I ordered the post commander at La Grange to send this dispatch through with an escort of 100 men. The escort started at 1 p. m., but before it left I had sent two other dispatches in the following order, to wit:
Numbers 2. Major General A. J. SMITH:
The enemy has retired on the Hernando road. He has 500 prisoners, I think, but failed to take the battery, as I before said. I am at a loss to know whether he means to cross at Panola, or go via Holly Springs. With a force to dispute the panola crossing, and another force crossing at Abbeville, and moving toward him until they strike his trail, and then following him until overtaken, he may be captured. His men his trail, and then following him until overtaken, he may be captured. His men and horses will be so much worn down that they will be an easy prey. They left Oxford six days' rations. They started with four guns, but left two on the way in the mud.
C. C. WASHBURN,
Numbers 3. Major-General SMITH:
Captured prisoners report three brigades here under Bell, McCulloch, and Neely, and they think the enemy will retire via Holly Springs. You had better send 1,500 cavalry to hold the crossings at and above Panola, and send the rest of your cavalry across at Abbeville. If vigorously pressed, they can be caught. They left Oxford Friday p. m. and made a forced march.
C. C. WASHBURN,
All these dispatches reached General Smith at Oxford between 10 and 11 a. m. on the 22d. As soon as it became absolutely certain that Forrest would cross at Panola (he having passed Hernando with his whole force on his way thither), I sent from La Grange the following dispatch, which reached General Smith early on Tuesday morning at Abbeville:
Numbers 4. AUGUST 22, 1864. Major General A. J. SMITH, Commanding Forces in the Field:
Forrest left Hernando this morning and will cross the tallahatchie at Panola. They are retreating as fast as their jaded horses will allow. He will probably cross during the night. If not intercepted at Panola he should be caught between Yocona and Tallahatchie. Supposing that you have sent part of your cavalry up to Holly Springs, I order them back south of the river by the bearer of this. I hope to have the cars running to Holly Springs by the time you are out of rations.
C. C . WASHBURN,
General Smith failed to move to Panola, as all my dispatches ordered him to do, but sent me the following dispatch, to wit:
ABBEVILLE, MISS., August 24, 1864.
Major General C. C. WASHBURN:
On arriving at Oxford yesterday morning, Brigadier-General Hatch was detailed to proceed to Panola and destroy the railroad from that point south along the line. Then we heard of Forrest's raid to Memphis, but could not believe it.
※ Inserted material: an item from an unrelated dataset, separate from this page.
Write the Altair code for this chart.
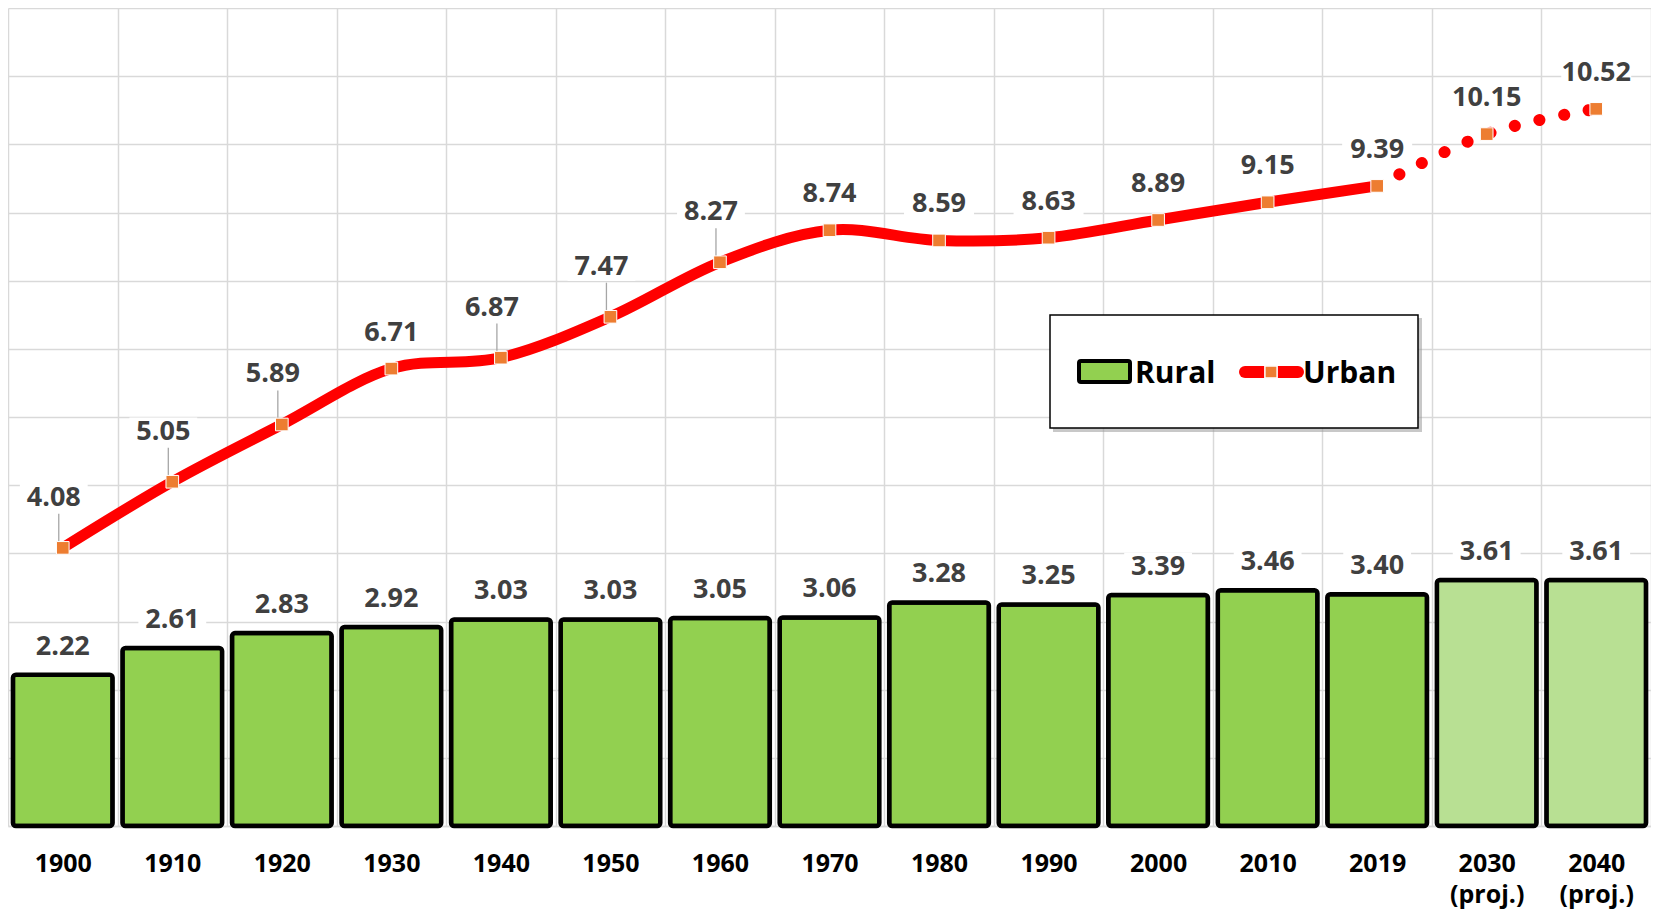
import altair as alt
import pandas as pd

years = ["1900", "1910", "1920", "1930", "1940", "1950", "1960", "1970", "1980",
         "1990", "2000", "2010", "2019", "2030 (proj.)", "2040 (proj.)"]
rural = [2.22, 2.61, 2.83, 2.92, 3.03, 3.03, 3.05, 3.06, 3.28, 3.25, 3.39, 3.46, 3.40, 3.61, 3.61]
urban = [4.08, 5.05, 5.89, 6.71, 6.87, 7.47, 8.27, 8.74, 8.59, 8.63, 8.89, 9.15, 9.39, 10.15, 10.52]
projected = [False] * 13 + [True, True]
leader = [True, True, True, False, True, True, True, False, False, False, False, False, False, False, False]

df = pd.DataFrame({
    "year": years, "rural": rural, "urban": urban,
    "proj": projected, "leader": leader, "idx": list(range(len(years))),
})

GREEN = "#92D050"
PROJ = "#B8E093"
RED = "#FF0000"
ORANGE = "#ED7D31"
LABEL = "#404040"
GRID = "#D9D9D9"
FONT = "Open Sans"
LFS = 27

x_axis = alt.Axis(tickBand="extent", ticks=False, grid=True, gridColor=GRID, gridWidth=1.5,
                  domainColor=GRID, domainWidth=1.5, labelAngle=0, labelFont=FONT,
                  labelFontSize=25, labelFontWeight="bold", labelColor="black",
                  labelExpr="split(datum.label, ' ')", labelLineHeight=31, labelPadding=25)
x_scale = alt.Scale(paddingInner=0, paddingOuter=0)
y_scale = alt.Scale(domain=[0, 12], nice=False, zero=True)
y_axis = alt.Axis(values=list(range(13)), labels=False, ticks=False, domain=False, grid=True,
                  gridColor=GRID, gridWidth=1.5)


def X():
    return alt.X("year:N", sort=years, scale=x_scale, axis=x_axis, title=None)


def Y(field):
    return alt.Y(field + ":Q", scale=y_scale, axis=y_axis, title=None)


base = alt.Chart(df)
BOX = "M-1,-0.42H1V0.42H-1Z"

bars = base.mark_bar(width={"band": 0.91}, stroke="black", strokeWidth=4.5, cornerRadius=3).encode(
    x=X(), y=Y("rural"),
    fill=alt.condition("datum.proj", alt.value(PROJ), alt.value(GREEN)),
)

rural_box = base.mark_point(shape=BOX, filled=True, color="white", opacity=1, size=4600,
                            yOffset=-28).encode(x=X(), y=Y("rural"))
rural_text = base.mark_text(font=FONT, fontSize=LFS, fontWeight="bold", color=LABEL,
                            baseline="middle", dy=-28).encode(
    x=X(), y=Y("rural"), text=alt.Text("rural:Q", format=".2f"))

norm = base.transform_filter("!datum.leader")
lead = base.transform_filter("datum.leader")

urban_box_n = norm.mark_point(shape=BOX, filled=True, color="white", opacity=1, size=4900,
                              yOffset=-36).encode(x=X(), y=Y("urban"))
urban_box_l = lead.mark_point(shape=BOX, filled=True, color="white", opacity=1, size=4600,
                              yOffset=-50, xOffset=-9).encode(x=X(), y=Y("urban"))

line_solid = base.transform_filter("datum.idx <= 12").mark_line(
    color=RED, strokeWidth=11, interpolate="cardinal").encode(x=X(), y=Y("urban"))
line_dot = base.transform_filter("datum.idx >= 12").mark_line(
    color=RED, strokeWidth=12, strokeCap="round", strokeDash=[0.1, 25],
    interpolate="cardinal").encode(x=X(), y=Y("urban"))

leader_rule = lead.transform_calculate(top="datum.urban + 0.5").mark_rule(
    color="#A6A6A6", strokeWidth=1.3, xOffset=-4).encode(
    x=X(), y=Y("urban"), y2=alt.Y2("top:Q"))

markers = base.mark_point(shape="square", filled=True, color=ORANGE, size=160, opacity=1,
                          stroke="white", strokeWidth=1).encode(x=X(), y=Y("urban"))

urban_text_n = norm.mark_text(font=FONT, fontSize=LFS, fontWeight="bold", color=LABEL,
                              baseline="middle", dy=-36).encode(
    x=X(), y=Y("urban"), text=alt.Text("urban:Q", format=".2f"))
urban_text_l = lead.mark_text(font=FONT, fontSize=LFS, fontWeight="bold", color=LABEL,
                              baseline="middle", dy=-50, dx=-9).encode(
    x=X(), y=Y("urban"), text=alt.Text("urban:Q", format=".2f"))

# legend box
one = alt.Chart(pd.DataFrame({"k": [0]}))
leg_shadow = one.mark_rect(color="#9a9a9a", opacity=0.55).encode(
    x=alt.value(1045), x2=alt.value(1414), y=alt.value(310), y2=alt.value(424))
leg_box = one.mark_rect(fill="white", stroke="black", strokeWidth=1.5).encode(
    x=alt.value(1042), x2=alt.value(1410), y=alt.value(307), y2=alt.value(420))
leg_swatch = one.mark_rect(fill=GREEN, stroke="black", strokeWidth=4, cornerRadius=2).encode(
    x=alt.value(1071), x2=alt.value(1122), y=alt.value(353), y2=alt.value(374))
leg_rural = one.mark_text(font=FONT, fontSize=30, fontWeight="bold", color="black",
                          align="left", baseline="alphabetic").encode(
    x=alt.value(1127), y=alt.value(375), text=alt.value("Rural"))
leg_line = one.mark_rule(color=RED, strokeWidth=12, strokeCap="round").encode(
    x=alt.value(1237), x2=alt.value(1290), y=alt.value(364))
leg_marker = one.mark_point(shape="square", filled=True, color=ORANGE, size=150, opacity=1,
                            stroke="white", strokeWidth=1.5).encode(
    x=alt.value(1263), y=alt.value(364))
leg_urban = one.mark_text(font=FONT, fontSize=30, fontWeight="bold", color="black",
                          align="left", baseline="alphabetic").encode(
    x=alt.value(1295), y=alt.value(375), text=alt.value("Urban"))

chart = alt.layer(
    bars, rural_box, urban_box_n, urban_box_l, line_solid, line_dot, leader_rule, markers,
    rural_text, urban_text_n, urban_text_l,
    leg_shadow, leg_box, leg_swatch, leg_rural, leg_line, leg_marker, leg_urban,
).properties(
    width=1643, height=818,
    padding={"left": 0, "top": 0, "right": 0, "bottom": 90},
    autosize=alt.AutoSizeParams(type="none"),
).configure_view(strokeWidth=0)

chart.save("out.html", embed_options={"renderer": "svg", "actions": False})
I soon received your dispatches of the 21st, and was induced o believe from your last telegram and information received at Oxford that Forrest would retreat through Holly Springs. I at once ordered the Second DIVISION of Cavalry to this point, with instructions to Hatch to return to Abbeville and join the Second DIVISION, and proceed as once toward new Albany and intercept Forrest. I arrived with the infantry command about 10 a. m. to-day, and find the river booming and our bridge broken down. There is no forage between here and Oxford, and I have to send on the north side of the river for it. Recent rains in this region have made the roads almost impassable. I hope to communicate by telegraph by 12 m.